** start of Stored rows **

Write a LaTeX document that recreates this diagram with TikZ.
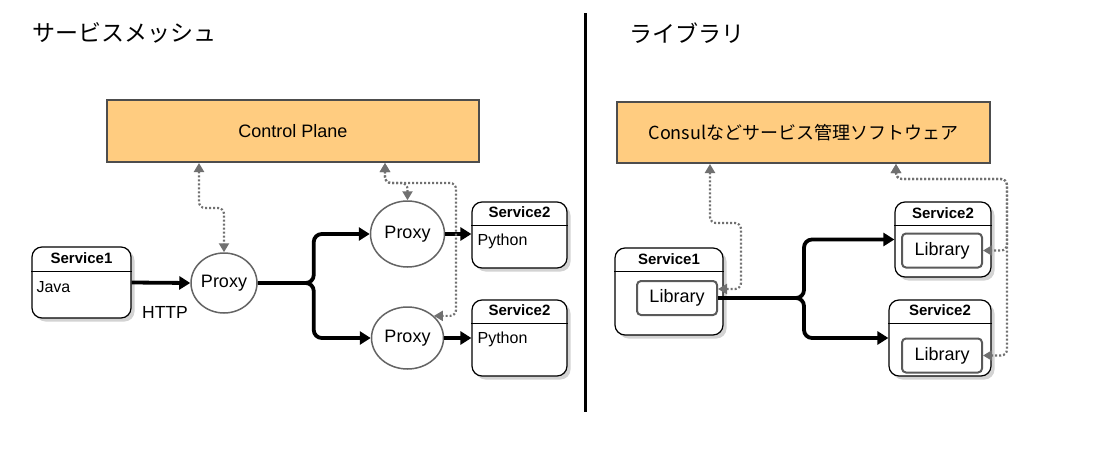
\documentclass[tikz,border=0pt]{standalone}
\usepackage{fontspec}
\setmainfont{Liberation Sans}
\newfontfamily\jpfont{Noto Sans CJK JP}
\usepackage{xcolor}
\usepackage{tikz}
\usetikzlibrary{arrows.meta,shapes.geometric,shadows,positioning}
\definecolor{planefill}{RGB}{255,204,128}
\definecolor{planeedge}{RGB}{77,77,77}
\definecolor{proxyedge}{RGB}{100,100,100}
\definecolor{libedge}{RGB}{90,90,90}
\definecolor{dotgray}{RGB}{112,112,112}
\newcommand{\pxfont}[1]{\fontsize{#1pt}{#1pt}\selectfont}

\begin{document}
\begin{tikzpicture}[x=1pt,y=-1pt,
                    plane/.style={draw=planeedge, fill=planefill, line width=2pt, inner sep=0pt},
                    title/.style={font=\jpfont\pxfont{23}, anchor=west, inner sep=0pt},
                    svcbox/.style={draw=black, fill=white, line width=1.2pt, rounded corners=10pt, inner sep=0pt,
                                   drop shadow={shadow xshift=3.5pt, shadow yshift=-3.5pt, opacity=0.35}},
                    svcname/.style={font=\pxfont{15}\bfseries, anchor=base, inner sep=0pt},
                    svclang/.style={font=\pxfont{16}, anchor=base west, inner sep=0pt},
                    proxy/.style={ellipse, draw=proxyedge, line width=1.5pt, fill=white, inner sep=0pt, font=\pxfont{18}},
                    lib/.style={draw=libedge, line width=2pt, rounded corners=4pt, fill=white,
                                minimum width=80pt, minimum height=34pt, inner sep=0pt, font=\pxfont{18}},
                    header/.style={line width=0.8pt},
                    flow/.style={line width=3.8pt, rounded corners=8pt, -{Triangle[length=11pt,width=13pt]}},
                    ctrl/.style={dotgray, line width=2.2pt, dash pattern=on 2pt off 2pt, rounded corners=6pt,
                                 {Triangle[length=9pt,width=10pt]}-{Triangle[length=9pt,width=10pt]}},
                   ]

\useasboundingbox (0,0) rectangle (1100,455);

\node[title] (meshtitle) at (32,33) {サービスメッシュ};
\node[title] (libtitle) at (629,33) {ライブラリ};

\draw[line width=3pt] (585,13) -- (585,412);

% service mesh
\node[plane, minimum width=372pt, minimum height=62pt, font=\pxfont{18}] (cp) at (293,131) {Control Plane};

\node[svcbox, minimum width=99pt, minimum height=71pt] (s1) at (81.5,282.5) {};
\node[svcname] (s1name) at ([yshift=-17.5pt]s1.north) {Service1};
\draw[header] ([yshift=-25pt]s1.north west) -- ([yshift=-25pt]s1.north east);
\node[svclang] (s1lang) at ([xshift=5pt,yshift=-46pt]s1.north west) {Java};

\node[proxy, minimum width=66pt, minimum height=60pt] (p1) at (224,283) {Proxy};
\node[proxy, minimum width=74pt, minimum height=66pt] (p2) at (407.5,234) {Proxy};
\node[proxy, minimum width=72pt, minimum height=62pt] (p3) at (407.5,338) {Proxy};
\node[font=\pxfont{17.5}, inner sep=0pt] (http) at (165,312) {HTTP};

\node[svcbox, minimum width=95pt, minimum height=66pt] (s2a) at (519.5,235) {};
\node[svcname] (s2aname) at ([yshift=-16.5pt]s2a.north) {Service2};
\draw[header] ([yshift=-24pt]s2a.north west) -- ([yshift=-24pt]s2a.north east);
\node[svclang] (s2alang) at ([xshift=6pt,yshift=-44pt]s2a.north west) {Python};

\node[svcbox, minimum width=95pt, minimum height=76pt] (s2b) at (519.5,338) {};
\node[svcname] (s2bname) at ([yshift=-16.5pt]s2b.north) {Service2};
\draw[header] ([yshift=-24pt]s2b.north west) -- ([yshift=-24pt]s2b.north east);
\node[svclang] (s2blang) at ([xshift=6pt,yshift=-44pt]s2b.north west) {Python};

\draw[flow] (s1.east) -- (p1.west);
\draw[flow] (p1.east) -- ++(56,0) |- (p2.west);
\draw[flow] (p1.east) -- ++(56,0) |- (p3.west);
\draw[flow] (p2.east) -- (p2.east -| s2a.west);
\draw[flow] (p3.east) -- (p3.east -| s2b.west);

\draw[ctrl] ([xshift=93pt]cp.south west) -- ++(0,45) -| (p1.north);
\draw[ctrl] ([xshift=279pt]cp.south west) -- ++(0,20) -| (p2.north);
\draw[ctrl] ([xshift=279pt]cp.south west) -- ++(0,20) -- ++(71,0) |- (p3.40);

% library
\node[plane, minimum width=373pt, minimum height=61pt, font=\jpfont\pxfont{18}] (cs) at (803.5,132.5) {Consulなどサービス管理ソフトウェア};

\node[svcbox, minimum width=108pt, minimum height=87pt] (r1) at (669,291.5) {};
\node[svcname] (r1name) at ([yshift=-17.5pt]r1.north) {Service1};
\draw[header] ([yshift=-24pt]r1.north west) -- ([yshift=-24pt]r1.north east);
\node[lib] (lib1) at (677,298) {Library};

\node[svcbox, minimum width=96pt, minimum height=75pt] (r2a) at (943,239.5) {};
\node[svcname] (r2aname) at ([yshift=-17.5pt]r2a.north) {Service2};
\draw[header] ([yshift=-24pt]r2a.north west) -- ([yshift=-24pt]r2a.north east);
\node[lib] (lib2) at (942,250.5) {Library};

\node[svcbox, minimum width=102pt, minimum height=76pt] (r2b) at (940,338) {};
\node[svcname] (r2bname) at ([yshift=-16.5pt]r2b.north) {Service2};
\draw[header] ([yshift=-24pt]r2b.north west) -- ([yshift=-24pt]r2b.north east);
\node[lib] (lib3) at (942,355.5) {Library};

\draw[flow] (lib1.east) -- ++(86,0) |- (r2a.west);
\draw[flow] (lib1.east) -- ++(86,0) |- (r2b.west);

\draw[ctrl] ([xshift=94pt]cs.south west) -- ++(0,59) -- ++(31,0) |- ([yshift=9pt]lib1.east);
\draw[ctrl] ([xshift=280pt]cs.south west) -- ++(0,15) -- ++(111,0) |- (lib2.east);
\draw[ctrl] ([xshift=280pt]cs.south west) -- ++(0,15) -- ++(111,0) |- (lib3.east);

\end{tikzpicture}
\end{document}
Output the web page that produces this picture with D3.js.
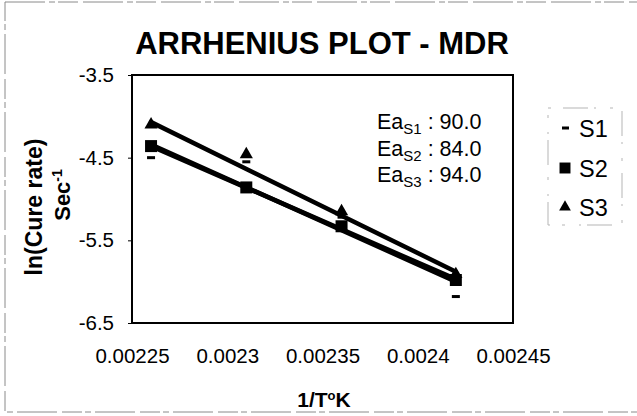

** end of Stored rows **

→ **What is required**: Retype each record exactly as it stands, but do not include the pictures.

→ **Correct answer**:
Write a LaTeX document that recreates this diagram with TikZ.
\documentclass[tikz,border=0pt]{standalone}
\usepackage{fontspec}
\setmainfont{Liberation Sans}
\newfontfamily\jpfont{Noto Sans CJK JP}
\usepackage{xcolor}
\usepackage{tikz}
\usetikzlibrary{arrows.meta,shapes.geometric,shadows,positioning}
\definecolor{planefill}{RGB}{255,204,128}
\definecolor{planeedge}{RGB}{77,77,77}
\definecolor{proxyedge}{RGB}{100,100,100}
\definecolor{libedge}{RGB}{90,90,90}
\definecolor{dotgray}{RGB}{112,112,112}
\newcommand{\pxfont}[1]{\fontsize{#1pt}{#1pt}\selectfont}

\begin{document}
\begin{tikzpicture}[x=1pt,y=-1pt,
                    plane/.style={draw=planeedge, fill=planefill, line width=2pt, inner sep=0pt},
                    title/.style={font=\jpfont\pxfont{23}, anchor=west, inner sep=0pt},
                    svcbox/.style={draw=black, fill=white, line width=1.2pt, rounded corners=10pt, inner sep=0pt,
                                   drop shadow={shadow xshift=3.5pt, shadow yshift=-3.5pt, opacity=0.35}},
                    svcname/.style={font=\pxfont{15}\bfseries, anchor=base, inner sep=0pt},
                    svclang/.style={font=\pxfont{16}, anchor=base west, inner sep=0pt},
                    proxy/.style={ellipse, draw=proxyedge, line width=1.5pt, fill=white, inner sep=0pt, font=\pxfont{18}},
                    lib/.style={draw=libedge, line width=2pt, rounded corners=4pt, fill=white,
                                minimum width=80pt, minimum height=34pt, inner sep=0pt, font=\pxfont{18}},
                    header/.style={line width=0.8pt},
                    flow/.style={line width=3.8pt, rounded corners=8pt, -{Triangle[length=11pt,width=13pt]}},
                    ctrl/.style={dotgray, line width=2.2pt, dash pattern=on 2pt off 2pt, rounded corners=6pt,
                                 {Triangle[length=9pt,width=10pt]}-{Triangle[length=9pt,width=10pt]}},
                   ]

\useasboundingbox (0,0) rectangle (1100,455);

\node[title] (meshtitle) at (32,33) {サービスメッシュ};
\node[title] (libtitle) at (629,33) {ライブラリ};

\draw[line width=3pt] (585,13) -- (585,412);

% service mesh
\node[plane, minimum width=372pt, minimum height=62pt, font=\pxfont{18}] (cp) at (293,131) {Control Plane};

\node[svcbox, minimum width=99pt, minimum height=71pt] (s1) at (81.5,282.5) {};
\node[svcname] (s1name) at ([yshift=-17.5pt]s1.north) {Service1};
\draw[header] ([yshift=-25pt]s1.north west) -- ([yshift=-25pt]s1.north east);
\node[svclang] (s1lang) at ([xshift=5pt,yshift=-46pt]s1.north west) {Java};

\node[proxy, minimum width=66pt, minimum height=60pt] (p1) at (224,283) {Proxy};
\node[proxy, minimum width=74pt, minimum height=66pt] (p2) at (407.5,234) {Proxy};
\node[proxy, minimum width=72pt, minimum height=62pt] (p3) at (407.5,338) {Proxy};
\node[font=\pxfont{17.5}, inner sep=0pt] (http) at (165,312) {HTTP};

\node[svcbox, minimum width=95pt, minimum height=66pt] (s2a) at (519.5,235) {};
\node[svcname] (s2aname) at ([yshift=-16.5pt]s2a.north) {Service2};
\draw[header] ([yshift=-24pt]s2a.north west) -- ([yshift=-24pt]s2a.north east);
\node[svclang] (s2alang) at ([xshift=6pt,yshift=-44pt]s2a.north west) {Python};

\node[svcbox, minimum width=95pt, minimum height=76pt] (s2b) at (519.5,338) {};
\node[svcname] (s2bname) at ([yshift=-16.5pt]s2b.north) {Service2};
\draw[header] ([yshift=-24pt]s2b.north west) -- ([yshift=-24pt]s2b.north east);
\node[svclang] (s2blang) at ([xshift=6pt,yshift=-44pt]s2b.north west) {Python};

\draw[flow] (s1.east) -- (p1.west);
\draw[flow] (p1.east) -- ++(56,0) |- (p2.west);
\draw[flow] (p1.east) -- ++(56,0) |- (p3.west);
\draw[flow] (p2.east) -- (p2.east -| s2a.west);
\draw[flow] (p3.east) -- (p3.east -| s2b.west);

\draw[ctrl] ([xshift=93pt]cp.south west) -- ++(0,45) -| (p1.north);
\draw[ctrl] ([xshift=279pt]cp.south west) -- ++(0,20) -| (p2.north);
\draw[ctrl] ([xshift=279pt]cp.south west) -- ++(0,20) -- ++(71,0) |- (p3.40);

% library
\node[plane, minimum width=373pt, minimum height=61pt, font=\jpfont\pxfont{18}] (cs) at (803.5,132.5) {Consulなどサービス管理ソフトウェア};

\node[svcbox, minimum width=108pt, minimum height=87pt] (r1) at (669,291.5) {};
\node[svcname] (r1name) at ([yshift=-17.5pt]r1.north) {Service1};
\draw[header] ([yshift=-24pt]r1.north west) -- ([yshift=-24pt]r1.north east);
\node[lib] (lib1) at (677,298) {Library};

\node[svcbox, minimum width=96pt, minimum height=75pt] (r2a) at (943,239.5) {};
\node[svcname] (r2aname) at ([yshift=-17.5pt]r2a.north) {Service2};
\draw[header] ([yshift=-24pt]r2a.north west) -- ([yshift=-24pt]r2a.north east);
\node[lib] (lib2) at (942,250.5) {Library};

\node[svcbox, minimum width=102pt, minimum height=76pt] (r2b) at (940,338) {};
\node[svcname] (r2bname) at ([yshift=-16.5pt]r2b.north) {Service2};
\draw[header] ([yshift=-24pt]r2b.north west) -- ([yshift=-24pt]r2b.north east);
\node[lib] (lib3) at (942,355.5) {Library};

\draw[flow] (lib1.east) -- ++(86,0) |- (r2a.west);
\draw[flow] (lib1.east) -- ++(86,0) |- (r2b.west);

\draw[ctrl] ([xshift=94pt]cs.south west) -- ++(0,59) -- ++(31,0) |- ([yshift=9pt]lib1.east);
\draw[ctrl] ([xshift=280pt]cs.south west) -- ++(0,15) -- ++(111,0) |- (lib2.east);
\draw[ctrl] ([xshift=280pt]cs.south west) -- ++(0,15) -- ++(111,0) |- (lib3.east);

\end{tikzpicture}
\end{document}
Output the web page that produces this picture with D3.js.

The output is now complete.